Asked if she believes the situation could have been different if they had a professional contact service available from the start, Stephanie said: “I’d say my daughter would be a lot more at ease. I don’t think she would have gone through half of what she went through you know... To see a child, a six-year-old suffering anxiety, like having these nervous pains in her stomach and trying to explain that into words, is, it’s not right, even the doctor couldn’t get over it.”
Despite the court order for no contact Stephanie allows some contact as she believes that no child should be denied contact with their parent. In the absence of a professional supervised contact service she explains how she manages supervision.
“What will happen is for my safety and me daughter’s safety, if he rings me and says, can I see her for five minutes. This is the way it works. Ok you can pull up outside me house, she’ll go to the car and I’ll stand a couple of feet away but the window has to be rolled down so I can kind of keep an eye at her. As I said you can see it in them, they stiffen up if something’s been said or I can hear him shouting.

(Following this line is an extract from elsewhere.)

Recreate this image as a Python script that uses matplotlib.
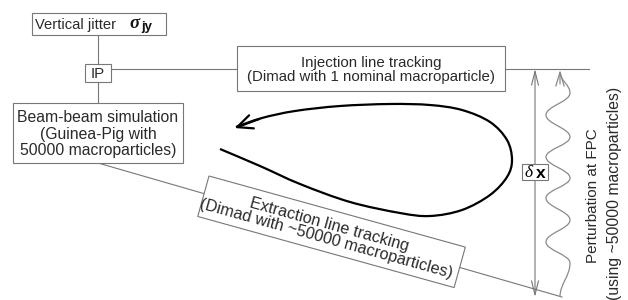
import matplotlib.pyplot as plt
import numpy as np
from matplotlib.patches import Rectangle, FancyArrowPatch, PathPatch
from matplotlib.path import Path

plt.rcParams['font.family'] = ['Liberation Sans', 'DejaVu Sans']

# diagram geometry, in pixels (y grows downward)
box_labels = ["IP",
              "Injection line tracking\n(Dimad with 1 nominal macroparticle)",
              "Beam-beam simulation\n(Guinea-Pig with\n50000 macroparticles)"]
box_x0 = [85, 237, 13]
box_y0 = [64, 46, 103]
box_w = [26, 268, 170]
box_h = [18, 45, 60]
box_fs = [10.8, 10.8, 11.3]
box_ls = [1.0, 1.0, 1.15]

jitter_box = (32, 13, 134, 22)
extraction_label = "Extraction line tracking\n(Dimad with ~50000 macroparticles)"
extraction_box = (209, 176, 266, 42)
extraction_angle = 15.5

# thick loop (path of the beam), ends in an arrow
loop_x = [220, 260, 300, 350, 400, 430, 462, 490, 507, 512, 507, 490, 462, 430, 390, 340, 295, 262, 236]
loop_y = [149, 166, 184, 202, 213, 216, 210, 195, 177, 160, 140, 122, 110, 105, 104, 106, 111, 118, 127]

# wavy perturbation line, extremes top to bottom
wave_x = [560, 570, 546, 570, 546, 570, 546, 570, 546, 570, 560]
wave_y = [72, 93, 115, 137, 157, 178, 198, 220, 242, 263, 297]

GREY = '#777777'
TXT = '#2a2a2a'


def catmull_path(xs, ys):
    pts = np.column_stack([xs, ys]).astype(float)
    verts = [pts[0]]
    codes = [Path.MOVETO]
    n = len(pts)
    for i in range(n - 1):
        p0 = pts[i - 1] if i > 0 else pts[i]
        p1, p2 = pts[i], pts[i + 1]
        p3 = pts[i + 2] if i + 2 < n else pts[i + 1]
        verts += [p1 + (p2 - p0) / 6, p2 - (p3 - p1) / 6, p2]
        codes += [Path.CURVE4] * 3
    return Path(verts, codes)


def wave_path(xs, ys, k=0.4):
    verts = [(xs[0], ys[0])]
    codes = [Path.MOVETO]
    for i in range(len(xs) - 1):
        dy = ys[i + 1] - ys[i]
        verts += [(xs[i], ys[i] + k * dy), (xs[i + 1], ys[i + 1] - k * dy), (xs[i + 1], ys[i + 1])]
        codes += [Path.CURVE4] * 3
    return Path(verts, codes)


fig = plt.figure(figsize=(6.28, 3.0), dpi=100)
ax = fig.add_axes([0, 0, 1, 1])
ax.set_xlim(0, 628)
ax.set_ylim(300, 0)
ax.axis('off')

# connecting lines
ax.plot([98, 98], [35, 103], color=GREY, lw=0.8, zorder=1)
ax.plot([111, 589], [69, 69], color=GREY, lw=0.8, zorder=1)
ax.plot([98, 562], [163, 297], color=GREY, lw=0.8, zorder=1)

# boxes with text
for lab, x0, y0, w, h, fs, ls in zip(box_labels, box_x0, box_y0, box_w, box_h, box_fs, box_ls):
    ax.add_patch(Rectangle((x0, y0), w, h, fc='white', ec=GREY, lw=0.8, zorder=2))
    ax.text(x0 + w / 2, y0 + h / 2 + 1, lab, ha='center', va='center', fontsize=fs,
            color=TXT, linespacing=ls, zorder=3)

jx, jy, jw, jh = jitter_box
ax.add_patch(Rectangle((jx, jy), jw, jh, fc='white', ec=GREY, lw=0.8, zorder=2))
ax.text(35, jy + jh / 2 + 1, "Vertical jitter", ha='left', va='center', fontsize=10.6, color=TXT, zorder=3)
ax.text(129, jy + jh / 2 - 1, "σ", ha='left', va='center', fontsize=13.5, color='#111111',
        family='Liberation Serif', style='italic', weight='bold', zorder=3)
ax.text(141, jy + jh / 2 + 3, "jy", ha='left', va='center', fontsize=9.5, color='#111111',
        weight='bold', zorder=3)

# rotated extraction box
ex, ey, ew, eh = extraction_box
ax.add_patch(Rectangle((ex, ey), ew, eh, angle=extraction_angle, fc='white', ec=GREY, lw=0.8, zorder=2))
th = np.deg2rad(extraction_angle)
u = np.array([np.cos(th), np.sin(th)])
v = np.array([-np.sin(th), np.cos(th)])
c = np.array([ex, ey]) + u * ew / 2 + v * eh / 2
ax.text(c[0] - 4, c[1], extraction_label, ha='center', va='center', rotation=-extraction_angle,
        rotation_mode='anchor', fontsize=11.7, color=TXT, linespacing=0.95, zorder=3)

# beam loop with arrow head
ax.add_patch(PathPatch(catmull_path(loop_x, loop_y), fc='none', ec='black', lw=1.6, zorder=4))
ax.add_patch(FancyArrowPatch((loop_x[-2], loop_y[-2]), (232, 129),
                             arrowstyle='->,head_length=11,head_width=5', color='black', lw=1.6,
                             mutation_scale=1, zorder=4))

# delta x double arrow
ax.add_patch(FancyArrowPatch((535, 69), (535, 297), arrowstyle='<->,head_length=10,head_width=2.5',
                             color=GREY, lw=0.8, mutation_scale=1, shrinkA=0, shrinkB=0, zorder=1))
ax.add_patch(Rectangle((522, 164), 26, 16, fc='white', ec=GREY, lw=0.8, zorder=2))
ax.text(529, 173, "δ", ha='center', va='center', fontsize=12.5, color='black',
        family='Liberation Serif', style='italic', zorder=3)
ax.text(541, 173, "x", ha='center', va='center', fontsize=12.5, color='black', weight='bold', zorder=3)

# perturbation wave
ax.add_patch(PathPatch(wave_path(wave_x, wave_y), fc='none', ec='#8a8a8a', lw=0.9, zorder=1))
ax.add_patch(FancyArrowPatch((560, 84), (560, 70), arrowstyle='->,head_length=10,head_width=3',
                             color='#8a8a8a', lw=0.9, mutation_scale=1, shrinkA=0, shrinkB=0, zorder=1))

ax.text(593, 196, "Perturbation at FPC", ha='center', va='center', rotation=90,
        fontsize=11, color=TXT)
ax.text(614, 193, "(using ~50000 macroparticles)", ha='center', va='center', rotation=90,
        fontsize=11.3, color=TXT)

fig.savefig('out.png', dpi=100)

“It’s not a situation I feel I should be in at this stage, you know. I don’t even feel as if I should have to see him but in order for my child, my daughter, and I will protect my daughter.
“Until the courts revert it, he’s not going to get proper access anyway but when they do revert it, which they will, when that does happen I’d like to be able to sit back and say well I don’t have to see him, I don’t want to see him.
“I don’t want to have any contact with him at all.”
* A report, titled The Need for Child Contact Centres in Ireland, is published today by One Family.